* [Collection entries]
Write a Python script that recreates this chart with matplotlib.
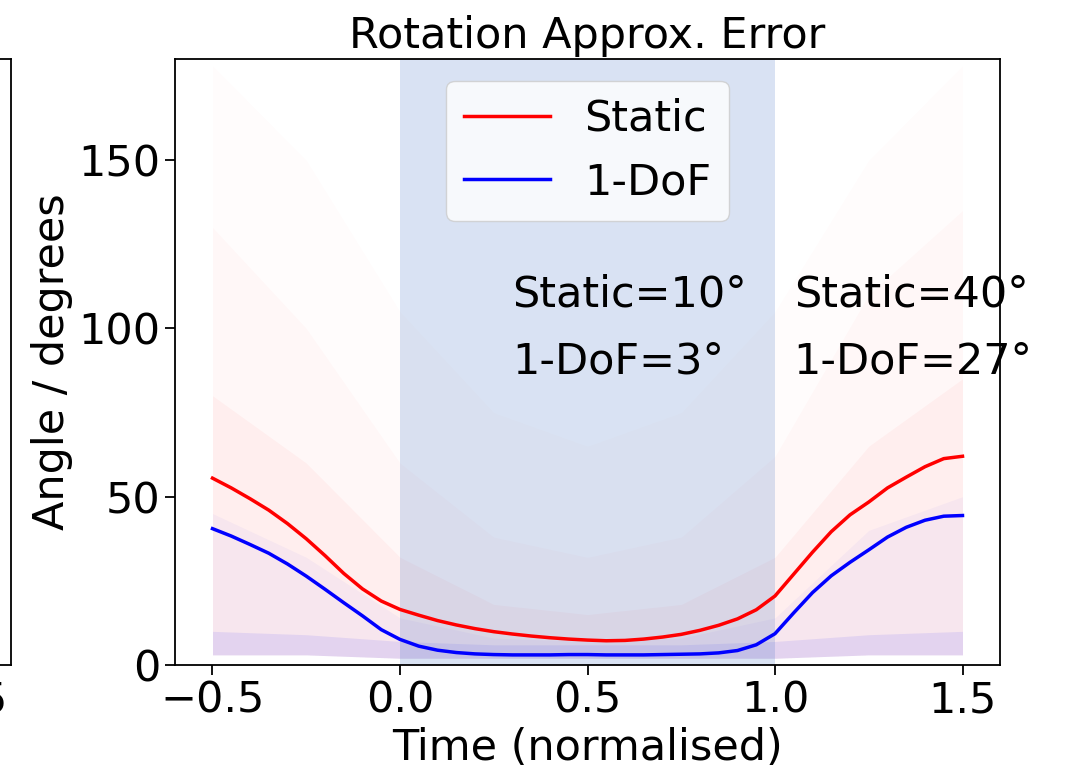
import numpy as np
import matplotlib
matplotlib.use("Agg")
import matplotlib.pyplot as plt

# ---- data ----
t = [-0.50, -0.45, -0.40, -0.35, -0.30, -0.25, -0.20, -0.15, -0.10, -0.05,
     0.00, 0.05, 0.10, 0.15, 0.20, 0.25, 0.30, 0.35, 0.40, 0.45,
     0.50, 0.55, 0.60, 0.65, 0.70, 0.75, 0.80, 0.85, 0.90, 0.95,
     1.00, 1.05, 1.10, 1.15, 1.20, 1.25, 1.30, 1.35, 1.40, 1.45, 1.50]
static_err = [55.5, 52.6, 49.4, 46.0, 42.0, 37.5, 32.5, 27.2, 22.6, 19.0,
              16.5, 14.8, 13.2, 11.9, 10.8, 9.9, 9.2, 8.6, 8.1, 7.7,
              7.4, 7.2, 7.3, 7.7, 8.3, 9.1, 10.3, 11.8, 13.7, 16.4,
              20.5, 27.0, 33.5, 39.6, 44.6, 48.4, 52.6, 55.8, 58.9, 61.3, 62.0]
dof1_err = [40.5, 38.3, 35.8, 33.2, 30.0, 26.4, 22.5, 18.5, 14.6, 10.5,
            7.6, 5.6, 4.4, 3.7, 3.3, 3.1, 3.0, 3.0, 3.0, 3.1,
            3.1, 3.0, 3.0, 3.0, 3.1, 3.2, 3.3, 3.6, 4.3, 6.0,
            9.3, 15.5, 21.5, 26.5, 30.5, 34.2, 38.0, 40.9, 43.0, 44.2, 44.4]

# spread of the individual trajectories (faint haze), estimated envelopes
haze_t = [-0.5, -0.25, 0.0, 0.25, 0.5, 0.75, 1.0, 1.25, 1.5]
haze_floor = [3, 3, 2, 2, 2, 2, 2, 3, 3]
red_outer = [178, 150, 105, 75, 65, 75, 105, 150, 178]
red_mid = [130, 100, 60, 38, 32, 38, 62, 110, 135]
red_inner = [80, 60, 32, 18, 15, 18, 32, 65, 85]
blue_inner = [45, 32, 14, 8, 7, 8, 14, 40, 50]
blue_core = [10, 9, 7, 6, 6, 6, 7, 9, 10]

ticks_x = [-0.5, 0.0, 0.5, 1.0, 1.5]
ticks_y = [0, 50, 100, 150]
labels = ["Static", "1-DoF"]
ann_mid = ["Static=10°", "1-DoF=3°"]
ann_right = ["Static=40°", "1-DoF=27°"]

FS = 31
plt.rcParams['font.family'] = ['DejaVu Sans']

fig = plt.figure(figsize=(10.68, 7.78), dpi=100)
W, H = 1068, 778

def add_panel(left_px):
    ax = fig.add_axes([left_px / W, (H - 665) / H, 825 / W, 606 / H])
    ax.set_xlim(-0.6, 1.6)
    ax.set_ylim(0, 180)
    ax.set_yticks(ticks_y)
    ax.tick_params(labelsize=FS, length=7, width=1.3)
    for s in ax.spines.values():
        s.set_linewidth(1.3)
    return ax

# partial neighbouring panel (cut off at the left edge)
axl = add_panel(-814)
axl.set_xticks(ticks_x[-1:])
axl.set_yticklabels([])

ax = add_panel(175)
ax.set_xticks(ticks_x)

ax.fill_between(haze_t, haze_floor, red_outer, color='red', alpha=0.012, lw=0)
ax.fill_between(haze_t, haze_floor, red_mid, color='red', alpha=0.02, lw=0)
ax.fill_between(haze_t, haze_floor, red_inner, color='red', alpha=0.035, lw=0)
ax.fill_between(haze_t, haze_floor, blue_inner, color='blue', alpha=0.03, lw=0)
ax.fill_between(haze_t, haze_floor, blue_core, color='blue', alpha=0.08, lw=0)

ax.axvspan(0, 1, color='#4472c4', alpha=0.2, lw=0)

ax.plot(t, static_err, color='red', lw=2.5, label=labels[0])
ax.plot(t, dof1_err, color='blue', lw=2.5, label=labels[1])

ax.legend(loc='upper center', fontsize=FS, handlelength=2.0,
          bbox_to_anchor=(0.5, 1.0))

ax.text(0.3, 110, ann_mid[0], fontsize=FS, va='center', ha='left')
ax.text(0.3, 90, ann_mid[1], fontsize=FS, va='center', ha='left')
ax.text(1.05, 110, ann_right[0], fontsize=FS, va='center', ha='left', clip_on=False)
ax.text(1.05, 90, ann_right[1], fontsize=FS, va='center', ha='left', clip_on=False)

ax.set_title("Rotation Approx. Error", fontsize=FS, pad=8)
ax.set_xlabel("Time (normalised)", fontsize=FS, labelpad=4)
ax.set_ylabel("Angle / degrees", fontsize=FS)

fig.savefig("out.png", dpi=100)
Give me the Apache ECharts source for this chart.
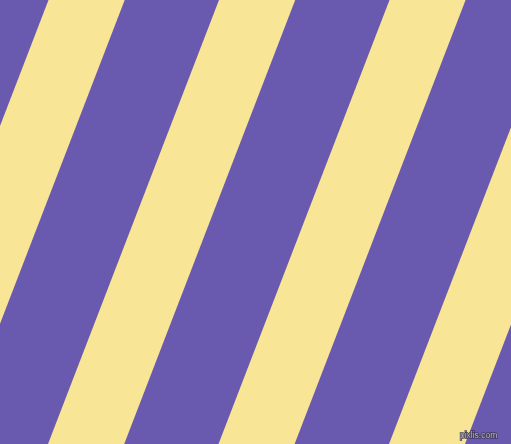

* [Objective] Return, please, the exact lines from the beginning of the entries above through the line containing "import matplotlib.pyplot as plt", both included; pictures are left out.

* [Finished task]
Write a Python script that recreates this chart with matplotlib.
import numpy as np
import matplotlib
matplotlib.use("Agg")
import matplotlib.pyplot as plt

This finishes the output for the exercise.